Numerous comparisons can be drawn between Shelter and various aspects of Art History. As a non-commercial and co-operative undertaking it reminds me of Relational Aesthetics, whose proponents point out that in Britain non-profit spaces are difficult to come by. Shelter is not a place for making money and lacks a clear purpose, yet it is still used and valued by the public. The lack of obvious function allows people to interact with it however they wish. The eccentricity of the objects left, the collaborative nature of the site, and the way it has become a space for artists to use and meet reminds me of Dada and Fluxus in particular. The Return to Sender exhibition, in which items taken away from the hut were circulated to and adapted by artists, is reminiscent of Mail Art where artists would send objects and art pieces around their group, changing them at each turn. Return to Sender also echoes the way some visitors react to the last post written and thus a conversation is started. The way in which the notebooks seem to solicit whatever is on the tip of the tongue reminds me of the spontaneous writing techniques used by the Surrealists which were developed to reveal the inner workings of the unconscious. The affinity that Shelter has with its natural surroundings relates to the Land Art from the 1960s onwards, and furthermore its remote setting requires the viewer to search for its location.

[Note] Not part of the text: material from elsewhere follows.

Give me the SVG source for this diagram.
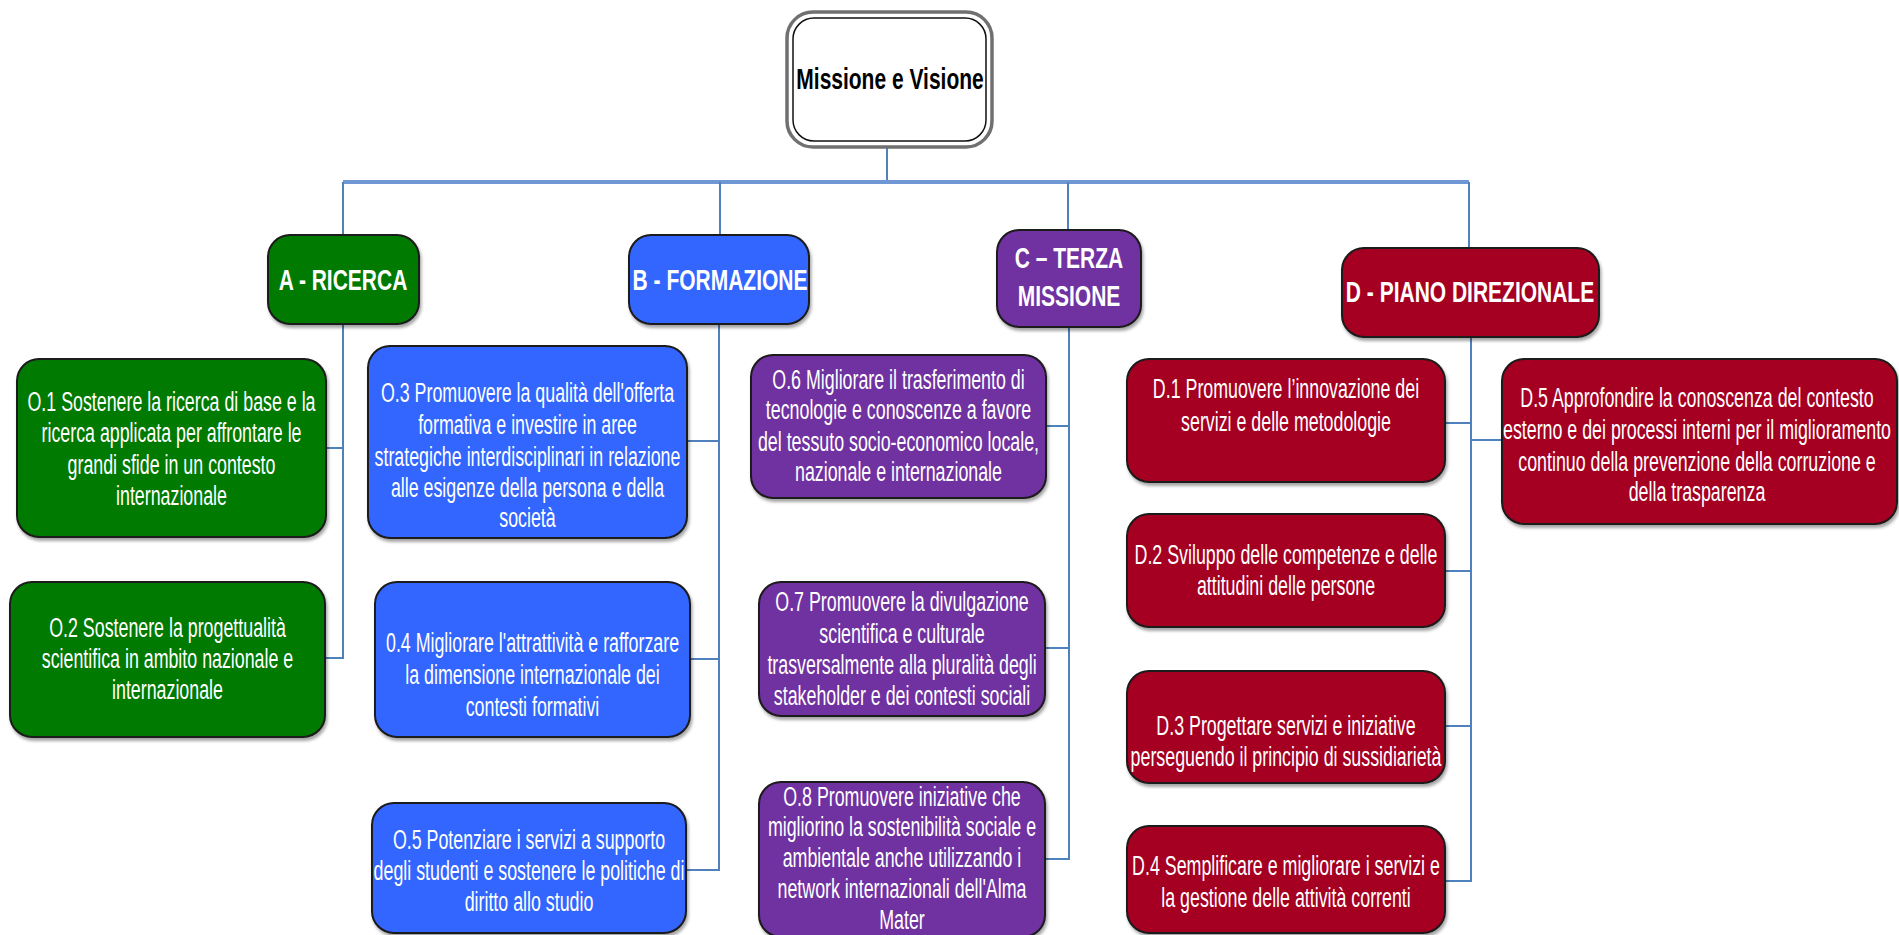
<svg xmlns="http://www.w3.org/2000/svg" width="1899" height="935" viewBox="0 0 1899 935">
<defs>
<filter id="sh" x="-10%" y="-10%" width="120%" height="125%">
<feDropShadow dx="1.5" dy="3" stdDeviation="1.5" flood-color="#000" flood-opacity="0.35"/>
</filter>
<style>
.c{stroke:#4F81BD;stroke-width:2;fill:none}
.ct{stroke:#6F97D3;stroke-width:4;fill:none}
.box{stroke:#1a1a1a;stroke-width:2;filter:url(#sh)}
.g{fill:#007A00}.bl{fill:#3366FF}.pu{fill:#7030A0}.rd{fill:#A50021}
.t{font-family:"Liberation Sans",Arial,sans-serif;font-size:27px;fill:#fff;text-anchor:middle}
.h{font-family:"Liberation Sans",Arial,sans-serif;font-size:30px;font-weight:bold;fill:#fff;text-anchor:middle}
.hk{fill:#000}
</style>
</defs>
<rect width="1899" height="935" fill="#fff"/>
<g id="connectors">
<line class="c" x1="887" y1="147" x2="887" y2="182"/>
<line class="ct" x1="343" y1="182" x2="1469" y2="182"/>
<line class="c" x1="343" y1="182" x2="343" y2="235"/>
<line class="c" x1="720" y1="182" x2="720" y2="235"/>
<line class="c" x1="1068" y1="182" x2="1068" y2="230"/>
<line class="c" x1="1469" y1="182" x2="1469" y2="248"/>
<polyline class="c" points="343,324 343,658 325,658"/>
<line class="c" x1="326" y1="448" x2="343" y2="448"/>
<polyline class="c" points="719,324 719,870 686,870"/>
<line class="c" x1="687" y1="441" x2="719" y2="441"/>
<line class="c" x1="690" y1="659" x2="719" y2="659"/>
<polyline class="c" points="1069,327 1069,859 1045,859"/>
<line class="c" x1="1046" y1="426" x2="1069" y2="426"/>
<line class="c" x1="1045" y1="648" x2="1069" y2="648"/>
<polyline class="c" points="1471,337 1471,881 1445,881"/>
<line class="c" x1="1445" y1="423" x2="1471" y2="423"/>
<line class="c" x1="1471" y1="440" x2="1502" y2="440"/>
<line class="c" x1="1445" y1="571" x2="1471" y2="571"/>
<line class="c" x1="1445" y1="726" x2="1471" y2="726"/>
</g>
<g id="missione">
<rect x="787" y="12" width="205" height="135" rx="26" fill="#fff" stroke="#707070" stroke-width="3.5"/>
<rect x="793" y="18" width="193" height="123" rx="21" fill="none" stroke="#111" stroke-width="1.5"/>
<text class="h hk" transform="translate(890 0) scale(0.7 1)"><tspan x="0" y="89">Missione e Visione</tspan></text>
</g>
<g id="A">
<rect class="box g" x="268" y="235" width="151" height="89" rx="22"/>
<text class="h" transform="translate(343 0) scale(0.7 1)"><tspan x="0" y="290">A - RICERCA</tspan></text>
</g>
<g id="B">
<rect class="box bl" x="629" y="235" width="180" height="89" rx="22"/>
<text class="h" transform="translate(720 0) scale(0.7 1)"><tspan x="0" y="290">B - FORMAZIONE</tspan></text>
</g>
<g id="C">
<rect class="box pu" x="997" y="230" width="144" height="97" rx="22"/>
<text class="h" transform="translate(1069 0) scale(0.7 1)"><tspan x="0" y="268">C – TERZA</tspan><tspan x="0" y="306">MISSIONE</tspan></text>
</g>
<g id="D">
<rect class="box rd" x="1342" y="248" width="257" height="89" rx="22"/>
<text class="h" transform="translate(1470 0) scale(0.7 1)"><tspan x="0" y="302">D - PIANO DIREZIONALE</tspan></text>
</g>
<g id="O1">
<rect class="box g" x="17" y="359" width="309" height="178" rx="22"/>
<text class="t" transform="translate(171.5 0) scale(0.66 1)"><tspan x="0" y="411">O.1 Sostenere la ricerca di base e la</tspan><tspan x="0" y="442">ricerca applicata per affrontare le</tspan><tspan x="0" y="474">grandi sfide in un contesto</tspan><tspan x="0" y="505">internazionale</tspan></text>
</g>
<g id="O2">
<rect class="box g" x="10" y="582" width="315" height="155" rx="22"/>
<text class="t" transform="translate(167.5 0) scale(0.66 1)"><tspan x="0" y="637">O.2 Sostenere la progettualità</tspan><tspan x="0" y="668">scientifica in ambito nazionale e</tspan><tspan x="0" y="699">internazionale</tspan></text>
</g>
<g id="O3">
<rect class="box bl" x="368" y="346" width="319" height="192" rx="22"/>
<text class="t" transform="translate(527.5 0) scale(0.66 1)"><tspan x="0" y="402">O.3 Promuovere la qualità dell'offerta</tspan><tspan x="0" y="434">formativa e investire in aree</tspan><tspan x="0" y="466">strategiche interdisciplinari in relazione</tspan><tspan x="0" y="497">alle esigenze della persona e della</tspan><tspan x="0" y="527">società</tspan></text>
</g>
<g id="O4">
<rect class="box bl" x="375" y="582" width="315" height="155" rx="22"/>
<text class="t" transform="translate(532.5 0) scale(0.66 1)"><tspan x="0" y="652">0.4 Migliorare l'attrattività e rafforzare</tspan><tspan x="0" y="684">la dimensione internazionale dei</tspan><tspan x="0" y="716">contesti formativi</tspan></text>
</g>
<g id="O5">
<rect class="box bl" x="372" y="803" width="314" height="130" rx="22"/>
<text class="t" transform="translate(529 0) scale(0.66 1)"><tspan x="0" y="849">O.5 Potenziare i servizi a supporto</tspan><tspan x="0" y="880">degli studenti e sostenere le politiche di</tspan><tspan x="0" y="911">diritto allo studio</tspan></text>
</g>
<g id="O6">
<rect class="box pu" x="751" y="355" width="295" height="143" rx="22"/>
<text class="t" transform="translate(898.5 0) scale(0.66 1)"><tspan x="0" y="389">O.6 Migliorare il trasferimento di</tspan><tspan x="0" y="419">tecnologie e conoscenze a favore</tspan><tspan x="0" y="451">del tessuto socio-economico locale,</tspan><tspan x="0" y="481">nazionale e internazionale</tspan></text>
</g>
<g id="O7">
<rect class="box pu" x="759" y="582" width="286" height="134" rx="22"/>
<text class="t" transform="translate(902 0) scale(0.66 1)"><tspan x="0" y="611">O.7 Promuovere la divulgazione</tspan><tspan x="0" y="643">scientifica e culturale</tspan><tspan x="0" y="674">trasversalmente alla pluralità degli</tspan><tspan x="0" y="705">stakeholder e dei contesti sociali</tspan></text>
</g>
<g id="O8">
<rect class="box pu" x="759" y="782" width="286" height="155" rx="22"/>
<text class="t" transform="translate(902 0) scale(0.66 1)"><tspan x="0" y="806">O.8 Promuovere iniziative che</tspan><tspan x="0" y="836">migliorino la sostenibilità sociale e</tspan><tspan x="0" y="867">ambientale anche utilizzando i</tspan><tspan x="0" y="898">network internazionali dell'Alma</tspan><tspan x="0" y="929">Mater</tspan></text>
</g>
<g id="D1">
<rect class="box rd" x="1127" y="359" width="318" height="123" rx="22"/>
<text class="t" transform="translate(1286 0) scale(0.66 1)"><tspan x="0" y="398">D.1 Promuovere l’innovazione dei</tspan><tspan x="0" y="431">servizi e delle metodologie</tspan></text>
</g>
<g id="D2">
<rect class="box rd" x="1127" y="514" width="318" height="113" rx="22"/>
<text class="t" transform="translate(1286 0) scale(0.66 1)"><tspan x="0" y="564">D.2 Sviluppo delle competenze e delle</tspan><tspan x="0" y="595">attitudini delle persone</tspan></text>
</g>
<g id="D3">
<rect class="box rd" x="1127" y="671" width="318" height="112" rx="22"/>
<text class="t" transform="translate(1286 0) scale(0.66 1)"><tspan x="0" y="735">D.3 Progettare servizi e iniziative</tspan><tspan x="0" y="766">perseguendo il principio di sussidiarietà</tspan></text>
</g>
<g id="D4">
<rect class="box rd" x="1127" y="826" width="318" height="107" rx="22"/>
<text class="t" transform="translate(1286 0) scale(0.66 1)"><tspan x="0" y="875">D.4 Semplificare e migliorare i servizi e</tspan><tspan x="0" y="907">la gestione delle attività correnti</tspan></text>
</g>
<g id="D5">
<rect class="box rd" x="1502" y="359" width="395" height="165" rx="22"/>
<text class="t" transform="translate(1697 0) scale(0.66 1)"><tspan x="0" y="407">D.5 Approfondire la conoscenza del contesto</tspan><tspan x="0" y="439">esterno e dei processi interni per il miglioramento</tspan><tspan x="0" y="471">continuo della prevenzione della corruzione e</tspan><tspan x="0" y="501">della trasparenza</tspan></text>
</g>
</svg>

All in all the notebooks reveal a lot more than can be applied simply to one artwork. They reveal the ways we react to our surroundings, establish communities and relate to each other, and demonstrate our inherent joy in sharing. They show how we may express ourselves in an environment without authority where communication is unfiltered. However, the notebooks represent just a fragment of the events and experiences associated with Shelter, which would amply reward further investigation.